Now, however, chairman of the Northumberland Credit Union, Nic Best, wants to try again and establish a second pay-point in the town centre.
And he believes the unions could eventually rival the banks if they were to get the support of their local communities.
“With the Archbishop and Guy Opperman speaking out it does raise the profile of credit unions with people asking what we are and seeking us out,” he said.
“The name ‘credit union’ doesn’t inspire. Put ‘credit’ and ‘union’ together and most people don’t think you’re on to a winner, that’s why some are calling themselves community banks.
“However, unlike the banks and the payday loan companies the money we get is being used within Northumberland for Northumbrian people.
“Some people still don’t quite understand us, but we are working on that, particularly in Hexham.
“At Number 28 we got a lot of help from social landlord Isos to help set the union up and promote it; now there’s enthusiasm for a second branch.”
Unlike its near neighbour in the south-east of the county, the Northumberland Credit Union doesn’t undertake credit checks and, therefore, doesn’t offer instant cash.
Nic argues that this encourages members to save before offering loans, helping people handle their money better and preventing a decline into debt.
The Prudhoe pay-point in the Spetchells centre has been running for 10 years and currently has about 100 members.
Long-serving volunteer Nino Tomczuk believes the union is struggling to compete with the high-profile payday loan companies, despite their extortionate interest rates.
He said: “At a time of austerity when people are hard up we offer good loans at a low rate, but we can’t operate the way the likes of Wonga do, which gives out instant cash.
“We get people coming to us who want to buy school uniforms and fix washing machines.
“If people are desperate they will go to these payday loan companies for the money straight away and to hell with the consequences. By the time the interest rates kick in, it’s too late.

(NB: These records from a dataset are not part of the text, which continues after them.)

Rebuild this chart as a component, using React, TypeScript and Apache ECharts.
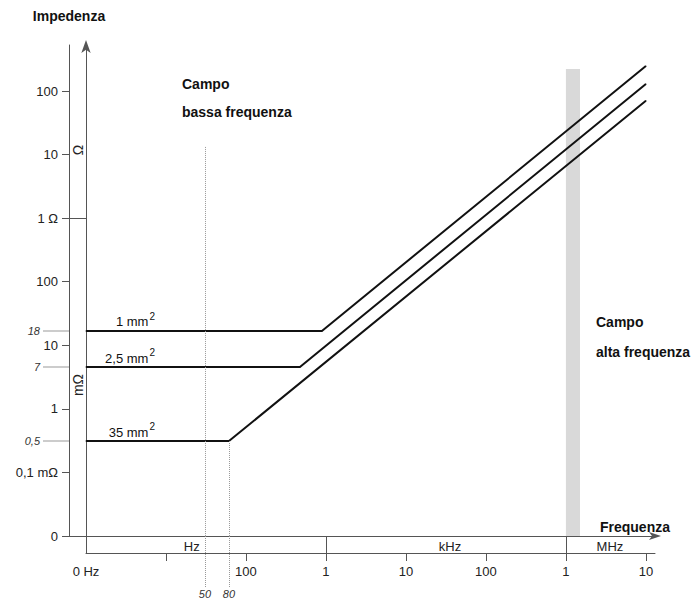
import React, { useEffect, useRef } from 'react';
import * as echarts from 'echarts';

// ---------- data (frequency in Hz, impedance in ohm) ----------
const conductorNames = ['1 mm', '2,5 mm', '35 mm'];
const flatImpedance = [0.0168, 0.00455, 0.000312];
const cornerFrequency = [890, 473, 61.3];
const endFrequency = [1e7, 1e7, 1e7];
const endImpedance = [247, 129, 70.5];
const startFrequency = 1;
const flatImpedanceLabels = ['18', '7', '0,5'];

const freqTickValues = [10, 100, 1e3, 1e4, 1e5, 1e6, 1e7];
const freqLabelValues = [1, 100, 1e3, 1e4, 1e5, 1e6, 1e7];
const freqLabelTexts = ['0 Hz', '100', '1', '10', '100', '1', '10'];
const unitEdges = [1, 1e3, 1e6];
const unitLabelFreqs = [21, 35500, 3.55e6];
const unitLabelTexts = ['Hz', 'kHz', 'MHz'];

const impTickValues = [1e-5, 1e-4, 1e-3, 1e-2, 1e-1, 1, 10, 100];
const impTickLabels = ['0', '0,1 mΩ', '1', '10', '100', '1 Ω', '10', '100'];
const impLongTicks = [1e-5, 1];

const markerFreqs = [30.7, 61.3];
const markerTopImpedance = [13.2, 0.000312];
const markerLabels = ['50', '80'];

const hfBandFreqs = [1e6, 1.5e6];
const hfBandTopImpedance = 222;

const freqMin = 1;
const freqMax = 1.3e7;
const impMin = 1e-5;
const impMax = 530;

// ---------- helpers ----------
const X = (f: number) => Math.log10(f);
const Y = (z: number) => Math.log10(z / impMin);
const labeler = (vals: number[], texts: string[]) => (v: number) => {
  const i = vals.findIndex((t) => Math.abs(t - v) < 1e-7);
  return i < 0 ? '' : texts[i];
};

const FONT = '"Liberation Sans", Arial, Helvetica, sans-serif';
const AX = '#555';
const TXT = '#222';

export default function App() {
  const ref = useRef<HTMLDivElement>(null);

  useEffect(() => {
    if (!ref.current) return;
    const chart = echarts.init(ref.current, undefined, { renderer: 'svg' });

    const freqTickX = freqTickValues.map(X);
    const freqLabelX = freqLabelValues.map(X);
    const unitEdgeX = unitEdges.map(X);
    const unitLabelX = unitLabelFreqs.map(X);
    const markerX = markerFreqs.map(X);
    const impTickY = impTickValues.map(Y);
    const impLongY = impLongTicks.map(Y);
    const flatY = flatImpedance.map(Y);

    const xBase: any = {
      type: 'value',
      gridIndex: 0,
      min: X(freqMin),
      max: X(freqMax),
      position: 'bottom',
      splitLine: { show: false },
      axisLine: { show: false, onZero: false },
      axisTick: { show: false },
      axisLabel: { show: false },
    };
    const yBase: any = {
      type: 'value',
      gridIndex: 0,
      min: Y(impMin),
      max: Y(impMax),
      position: 'left',
      splitLine: { show: false },
      axisLine: { show: false, onZero: false },
      axisTick: { show: false },
      axisLabel: { show: false },
    };
    const axisLineStyle = { color: AX, width: 1 };
    const labelFont = { fontFamily: FONT, fontSize: 13, color: TXT };
    const smallItalic = { fontFamily: FONT, fontSize: 11, fontStyle: 'italic', color: '#333' };

    const lineSeries = conductorNames.map((name, i) => {
      const s: any = {
        type: 'line',
        name,
        xAxisIndex: 0,
        yAxisIndex: 0,
        symbol: 'circle',
        symbolSize: 1,
        showSymbol: true,
        silent: true,
        z: 3,
        lineStyle: { color: '#111', width: 2 },
        itemStyle: { color: '#111' },
        data: [
          {
            value: [X(startFrequency), Y(flatImpedance[i])],
            label: {
              show: true,
              position: 'top',
              distance: 0,
              align: 'right',
              offset: [69, -2],
              formatter: `{n|${name}}{s|2}`,
              rich: {
                n: { fontFamily: FONT, fontSize: 13, color: '#111', verticalAlign: 'bottom', padding: [4, 0, 0, 0] },
                s: { fontFamily: FONT, fontSize: 10, color: '#111', verticalAlign: 'top', padding: [0, 0, 0, 1] },
              },
            },
          },
          [X(cornerFrequency[i]), Y(flatImpedance[i])],
          [X(endFrequency[i]), Y(endImpedance[i])],
        ],
      };
      if (i === 0) {
        s.markArea = {
          silent: true,
          label: { show: false },
          itemStyle: { color: '#d9d9d9' },
          data: [[
            { coord: [X(hfBandFreqs[0]), Y(impMin)] },
            { coord: [X(hfBandFreqs[1]), Y(hfBandTopImpedance)] },
          ]],
        };
        s.markLine = {
          silent: true,
          symbol: ['none', 'none'],
          label: { show: false },
          lineStyle: { color: '#999', type: 'dotted', width: 1 },
          data: markerFreqs.map((f, k) => [
            { coord: [X(f), Y(markerTopImpedance[k])] },
            { coord: [X(f), Y(impMin)] },
          ]),
        };
      }
      return s;
    });

    const option: any = {
      animation: false,
      textStyle: { fontFamily: FONT },
      grid: { left: 86, top: 45, width: 569, height: 491, outerBoundsMode: 'none', containLabel: false },
      xAxis: [
        {
          ...xBase,
          axisLine: {
            show: true, onZero: false, lineStyle: axisLineStyle,
            symbol: ['none', 'arrow'], symbolSize: [6, 12], symbolOffset: [0, 6],
          },
          name: 'Frequenza',
          nameLocation: 'end',
          nameGap: 15,
          nameTextStyle: {
            fontFamily: FONT, fontSize: 14, fontWeight: 'bold', color: '#111',
            align: 'right', verticalAlign: 'bottom', padding: [0, 0, 2, 0],
          },
        },
        {
          ...xBase,
          offset: 17,
          axisLine: { show: true, onZero: false, lineStyle: axisLineStyle },
          axisTick: { show: true, length: 8, customValues: freqTickX, lineStyle: axisLineStyle },
          axisLabel: {
            show: true, customValues: freqLabelX, formatter: labeler(freqLabelX, freqLabelTexts),
            margin: 12, showMinLabel: true, showMaxLabel: true, ...labelFont,
          },
        },
        {
          ...xBase,
          offset: 17,
          axisTick: { show: true, inside: true, length: 17, customValues: unitEdgeX, lineStyle: axisLineStyle },
          axisLabel: {
            show: true, inside: true, margin: 0, customValues: unitLabelX,
            formatter: labeler(unitLabelX, unitLabelTexts), ...labelFont,
          },
        },
        {
          ...xBase,
          offset: 0,
          axisTick: { show: true, length: 51, customValues: markerX, lineStyle: { color: '#999', type: 'dotted', width: 1 } },
          axisLabel: {
            show: true, customValues: markerX, formatter: labeler(markerX, markerLabels),
            margin: 52, ...smallItalic,
          },
        },
      ],
      yAxis: [
        {
          ...yBase,
          axisLine: {
            show: true, onZero: false, lineStyle: axisLineStyle,
            symbol: ['none', 'arrow'], symbolSize: [7, 13], symbolOffset: [0, 5],
          },
        },
        {
          ...yBase,
          offset: 17,
          axisLine: { show: true, onZero: false, lineStyle: axisLineStyle },
          axisTick: { show: true, length: 7, customValues: impTickY, lineStyle: axisLineStyle },
          axisLabel: {
            show: true, customValues: impTickY, formatter: labeler(impTickY, impTickLabels),
            margin: 11, showMinLabel: true, showMaxLabel: true, ...labelFont,
          },
          name: 'Impedenza',
          nameLocation: 'end',
          nameGap: 22,
          nameTextStyle: { fontFamily: FONT, fontSize: 14, fontWeight: 'bold', color: '#111' },
        },
        {
          ...yBase,
          offset: 0,
          axisTick: { show: true, length: 24, customValues: impLongY, lineStyle: axisLineStyle },
        },
        {
          ...yBase,
          offset: 17,
          axisTick: { show: true, length: 26, customValues: flatY, lineStyle: { color: '#bbb', width: 1.5 } },
          axisLabel: {
            show: true, customValues: flatY, formatter: labeler(flatY, flatImpedanceLabels),
            margin: 29, ...smallItalic,
          },
        },
      ],
      series: lineSeries,
      graphic: [
        { type: 'text', x: 182, y: 84, style: { text: 'Campo', fontFamily: FONT, fontSize: 14, fontWeight: 'bold', fill: '#111', align: 'left', verticalAlign: 'middle' } },
        { type: 'text', x: 182, y: 112, style: { text: 'bassa frequenza', fontFamily: FONT, fontSize: 14, fontWeight: 'bold', fill: '#111', align: 'left', verticalAlign: 'middle' } },
        { type: 'text', x: 596, y: 322, style: { text: 'Campo', fontFamily: FONT, fontSize: 14, fontWeight: 'bold', fill: '#111', align: 'left', verticalAlign: 'middle' } },
        { type: 'text', x: 596, y: 352, style: { text: 'alta frequenza', fontFamily: FONT, fontSize: 14, fontWeight: 'bold', fill: '#111', align: 'left', verticalAlign: 'middle' } },
        { type: 'text', x: 78, y: 150, rotation: Math.PI / 2, style: { text: 'Ω', fontFamily: FONT, fontSize: 14, fill: TXT, align: 'center', verticalAlign: 'middle' } },
        { type: 'text', x: 78, y: 385, rotation: Math.PI / 2, style: { text: 'mΩ', fontFamily: FONT, fontSize: 14, fill: TXT, align: 'center', verticalAlign: 'middle' } },
      ],
    };

    chart.setOption(option);
    return () => chart.dispose();
  }, []);

  return (
    <div
      ref={ref}
      style={{ position: 'absolute', left: 0, top: 0, width: 697, height: 601, background: '#fff' }}
    />
  );
}
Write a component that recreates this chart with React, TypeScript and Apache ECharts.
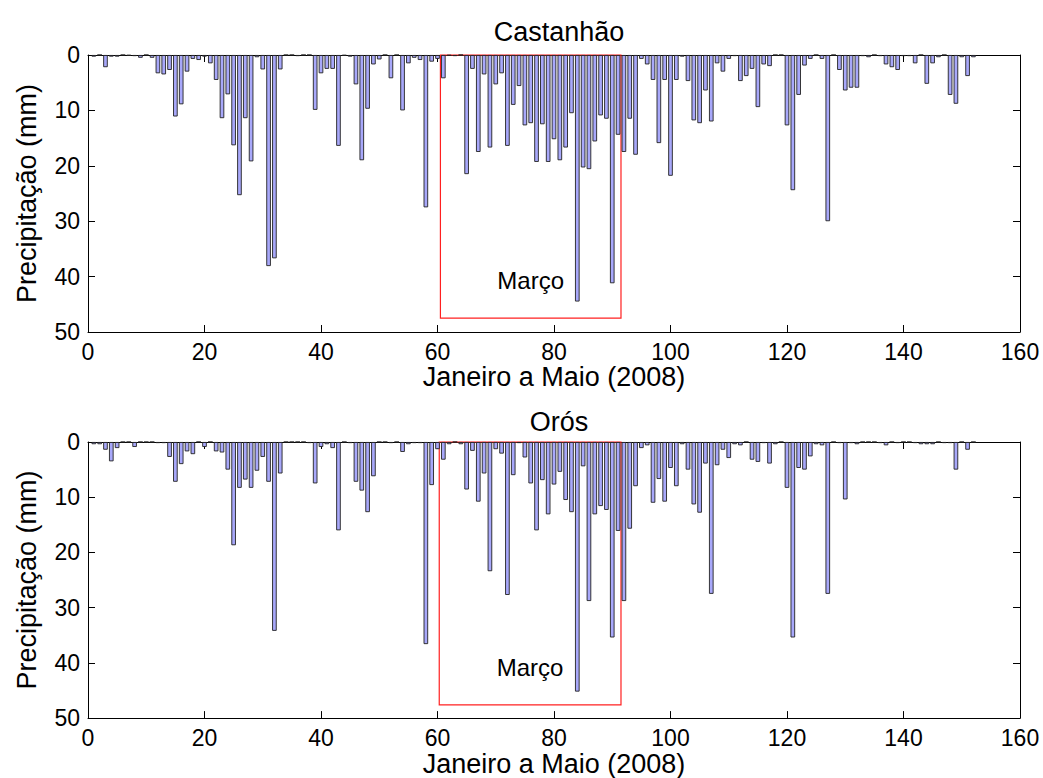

“We’ve tried to get more people interested in the credit union, but we just don’t get the response we should.”
Allendale lost its last remaining bank in the summer of 2011, but despite this, its credit union, established in January 2010, only has 15 members.
A scarcity of volunteers means Christina John, of community charity Fawside, runs the pay-point from an office in the village hall.
She championed establishing a credit union in the village and argues strongly in favour of its benefits, but she knows there’s more work to be done before it is an integral part of community life.
She believes people would be more keen to join and to save with a credit union, if the money was deducted from their wage packet. Currently the Northumberland Credit Union requires that customers save with it for a period of eight weeks before a loan application is considered.
And she pointed out that the community element of the unions can sometimes prove to be a double-edged sword.
She said: “It’s great that you’re helping people you know, but if those people are struggling they don’t want members of their local community to know about it!”
Despite this, credit unions are growing in popularity, with plans to establish a fourth branch in Haltwhistle.
That’s music to Nic’s ears, but he knows the branches will only survive if there are people in these communities willing to help.
He said: “A branch needs a good location, volunteers to run it and members who want it.
“We just can’t go into an area and deliver what we have without the support of volunteers and members of the public.”